Au sommet de la victoire
Par Catherine Kozminski
La dernière tempête de neige qui s’est abattue sur notre région a laissé assez de précipitation pour que les enfants puissent s’adonner à ce qu’ils aiment le plus faire en cette période glaciale de l’année : un bonhomme de neige.

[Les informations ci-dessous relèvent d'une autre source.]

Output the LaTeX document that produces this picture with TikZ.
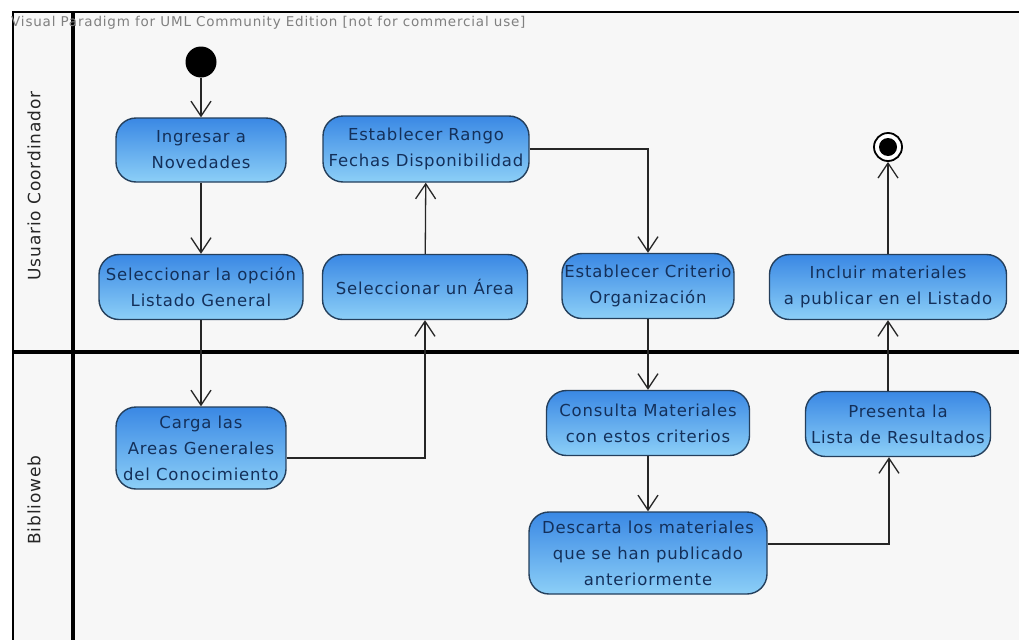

Les voici donc, tous les trois, en train de rouler leurs boules, bien concentrés sur leur précieuse tâche. On place la première boule, c’est facile, elle est au sol. Pour la deuxième, Maude soutient son frère Mathieu, qui hisse la deuxième boule sur le dessus. Ne reste que la troisième qui fera office de tête pour monsieur le Bonhomme. Maëlle vient les aider à son tour, mais son frère et sa sœur interviennent rapidement en lui disant de ne pas trop forcer, car elle a un « cathéter ». Même s’ils sont bien plus petits que leur grande sœur, ils trouvent la force de placer, au bout de leurs petits bras enneigés, la dernière boule. Hourra ! Vite, une carotte pour le nez, des raisins secs pour les yeux et le sourire de leur personnage qui prend vie soudainement. Ne manque qu’un chapeau melon et un foulard que l’on trouvera dans un tiroir du grenier. Le trio admire cette œuvre d’art qui trône au milieu de la cour, vénérant cette statue inerte qui symbolise les joies de l’hiver, le bonheur à son état pur, celui de l’enfance et du temps présent.

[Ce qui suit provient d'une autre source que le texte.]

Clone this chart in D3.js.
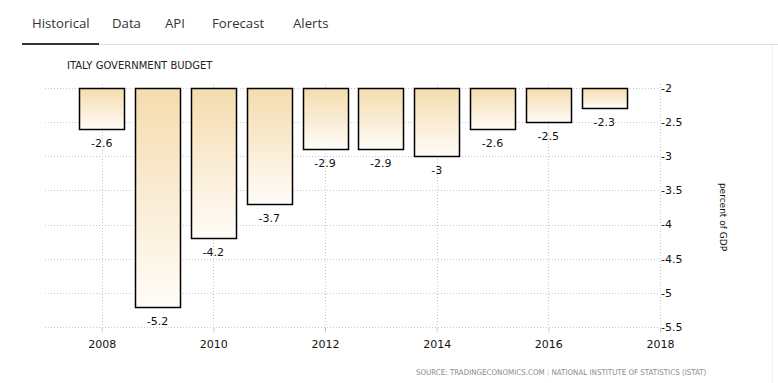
<!DOCTYPE html>
<html><head><meta charset="utf-8">
<script src="https://cdn.jsdelivr.net/npm/d3@7"></script>
<style>body{margin:0;background:#fff}svg{display:block}</style>
</head><body>
<svg id="c" width="778" height="383"></svg>
<script>
const tabs = ["Historical", "Data", "API", "Forecast", "Alerts"];
const years = [2008, 2009, 2010, 2011, 2012, 2013, 2014, 2015, 2016, 2017];
const values = [-2.6, -5.2, -4.2, -3.7, -2.9, -2.9, -3, -2.6, -2.5, -2.3];
const xTicks = [2008, 2010, 2012, 2014, 2016, 2018];
const yTicks = [-2, -2.5, -3, -3.5, -4, -4.5, -5, -5.5];
const title = "ITALY GOVERNMENT BUDGET";
const yLabel = "percent of GDP";
const source = ["SOURCE: TRADINGECONOMICS.COM", "|", "NATIONAL INSTITUTE OF STATISTICS (ISTAT)"];

const svg = d3.select("#c");
const font = "Tahoma, 'DejaVu Sans', Verdana, sans-serif";

// tabs
const tabX = [32, 112, 165, 212, 293];
svg.selectAll("text.tab").data(tabs).join("text")
  .attr("x", (d, i) => tabX[i]).attr("y", 28)
  .attr("font-family", "'Open Sans', 'Liberation Sans', Arial, sans-serif")
  .attr("font-size", 13.2).attr("fill", "#333").text(d => d);
svg.append("rect").attr("x", 99).attr("y", 44).attr("width", 679).attr("height", 1).attr("fill", "#e0e0e0");
svg.append("rect").attr("x", 22).attr("y", 43).attr("width", 77).attr("height", 2).attr("fill", "#333");
svg.append("rect").attr("x", 772).attr("y", 45).attr("width", 1).attr("height", 338).attr("fill", "#f0f0f0");

// title
svg.append("text").attr("x", 67).attr("y", 69).attr("font-family", font)
  .attr("font-size", 10).attr("fill", "#222").text(title);

const x = d3.scaleLinear().domain([2008, 2018]).range([101.7, 660]);
const y = d3.scaleLinear().domain([-5.5, -2]).range([327, 88]);
const bw = 45;

// grid
const grid = svg.append("g").attr("stroke", "#c8c8c8").attr("stroke-dasharray", "1,2").attr("stroke-width", 1);
grid.selectAll("line.h").data(yTicks).join("line")
  .attr("x1", 45).attr("x2", 660).attr("y1", d => Math.round(y(d)) + 0.5).attr("y2", d => Math.round(y(d)) + 0.5);
grid.selectAll("line.v").data(xTicks).join("line")
  .attr("x1", d => Math.round(x(d)) + 0.5).attr("x2", d => Math.round(x(d)) + 0.5)
  .attr("y1", 84).attr("y2", 327);

// x axis ticks
const xAxis = d3.axisBottom(x).tickValues(xTicks).tickFormat(d3.format("d")).tickSize(5).tickPadding(8);
const gx = svg.append("g").attr("transform", "translate(0,327.5)").call(xAxis);
gx.select(".domain").remove();
gx.selectAll("line").attr("stroke", "#c8c8c8");
gx.selectAll("text").attr("font-family", font).attr("font-size", 11).attr("fill", "#111");

// y axis labels
const yAxis = d3.axisRight(y).tickValues(yTicks).tickFormat(d => String(d)).tickSize(0).tickPadding(1);
const gy = svg.append("g").attr("transform", "translate(660,0)").call(yAxis);
gy.select(".domain").remove();
gy.selectAll("text").attr("font-family", font).attr("font-size", 11).attr("fill", "#111").attr("dy", "0.3em");

// gradient
const defs = svg.append("defs");
const grad = defs.append("linearGradient").attr("id", "bg").attr("x1", 0).attr("y1", 0).attr("x2", 0).attr("y2", 1);
grad.append("stop").attr("offset", "0%").attr("stop-color", "#f5dcae");
grad.append("stop").attr("offset", "100%").attr("stop-color", "#fffcf8");

const data = years.map((yr, i) => ({yr, v: values[i]}));
svg.selectAll("rect.bar").data(data).join("rect").attr("class", "bar")
  .attr("x", d => Math.round(x(d.yr) - bw / 2) + 0.5)
  .attr("y", y(-2) + 0.5)
  .attr("width", bw)
  .attr("height", d => Math.round(y(d.v) - y(-2)))
  .attr("fill", "url(#bg)").attr("stroke", "#000").attr("stroke-width", 1.5);

svg.selectAll("text.val").data(data).join("text").attr("class", "val")
  .attr("x", d => x(d.yr)).attr("y", d => y(d.v) + 18)
  .attr("text-anchor", "middle").attr("font-family", font).attr("font-size", 11).attr("fill", "#111")
  .text(d => String(d.v));

// y label
svg.append("text").attr("transform", "translate(720,217) rotate(90)")
  .attr("text-anchor", "middle").attr("font-family", font).attr("font-size", 9).attr("fill", "#111").text(yLabel);

// source
const st = svg.append("text").attr("x", 416).attr("y", 375).attr("font-family", "'DejaVu Sans Condensed', 'DejaVu Sans', sans-serif")
  .attr("font-stretch", "condensed").attr("font-size", 7.9).attr("fill", "#8a8a8a");
st.append("tspan").text(source[0] + " ");
st.append("tspan").attr("fill", "#ccc").text(source[1]);
st.append("tspan").text(" " + source[2]);
</script>
</body></html>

Bon, il commence à faire vraiment froid à moins quinze sous zéro. Maude et Mathieu entrent se réchauffer dans la tiédeur de la maison. Seule Maëlle reste face au bonhomme de neige. Par la fenêtre, je l’observe. Je la vois soudainement tenter d’escalader le corps massif de leur sculpture de glace. J’ouvre la porte et je crie : « Maëlle ! Ne fais pas ça ! Tu vas te blesser ! ». Qu’à cela ne tienne, Maëlle me regarde à peine et continue sa montée vers l’Everest. Et pourquoi pas … Je la laisse grimper sans rien dire, car je suis fière de voir son entêtement qui fait d’elle une battante depuis l’entrée de la maladie dans sa vie, mais aussi depuis sa naissance, en cheminant aux côtés de l’autisme.

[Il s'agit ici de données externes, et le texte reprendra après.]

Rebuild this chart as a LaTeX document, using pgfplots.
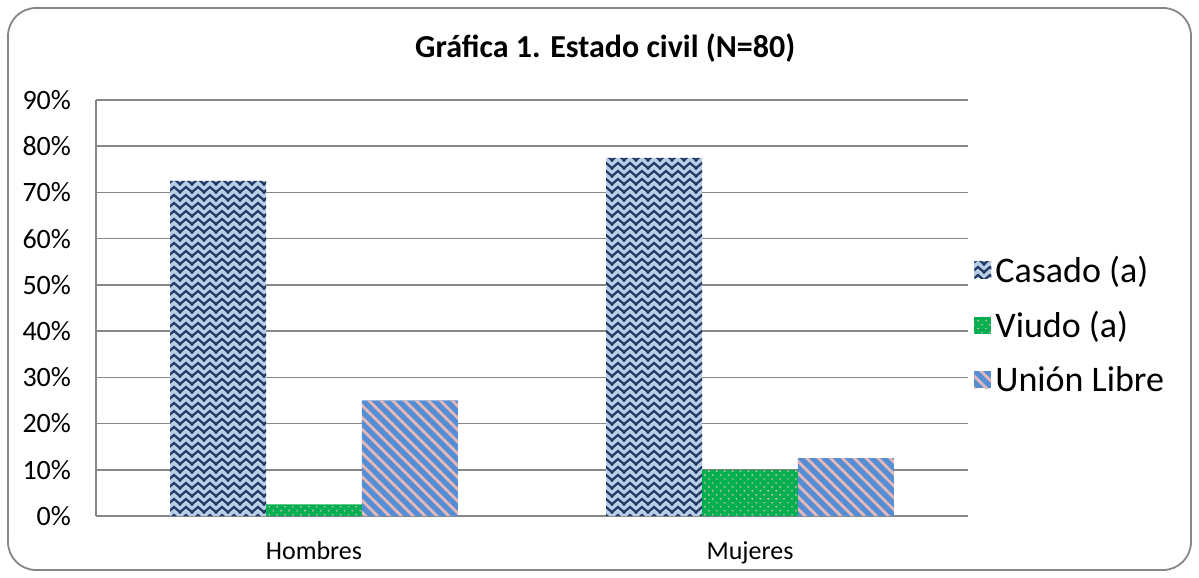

La voilà enfin assise sur la tête du bonhomme de neige, les jambes dans le vide, criant je ne sais quoi et levant les bras en l’air. Je sors le nez dehors pour entendre ce qu’elle essaie de dire. « Maman, j’ai réussi ! Prends une photo de moi ! ». Surprise et émue, je prends mon manteau, mets mes bottes, attrape mes gants et vais la rejoindre avec la caméra en main. Elle pose, heureuse et souriante, comme si elle venait de remporter la médaille d’or d’une épreuve sportive. Oui, c’est bien cela. Chaque jour, depuis un an, Maëlle remporte une victoire, celle de la vie, qui lui permet, en cet instant magique, de se hisser au sommet de la victoire et qui nous montre que tout est possible quand on y croit.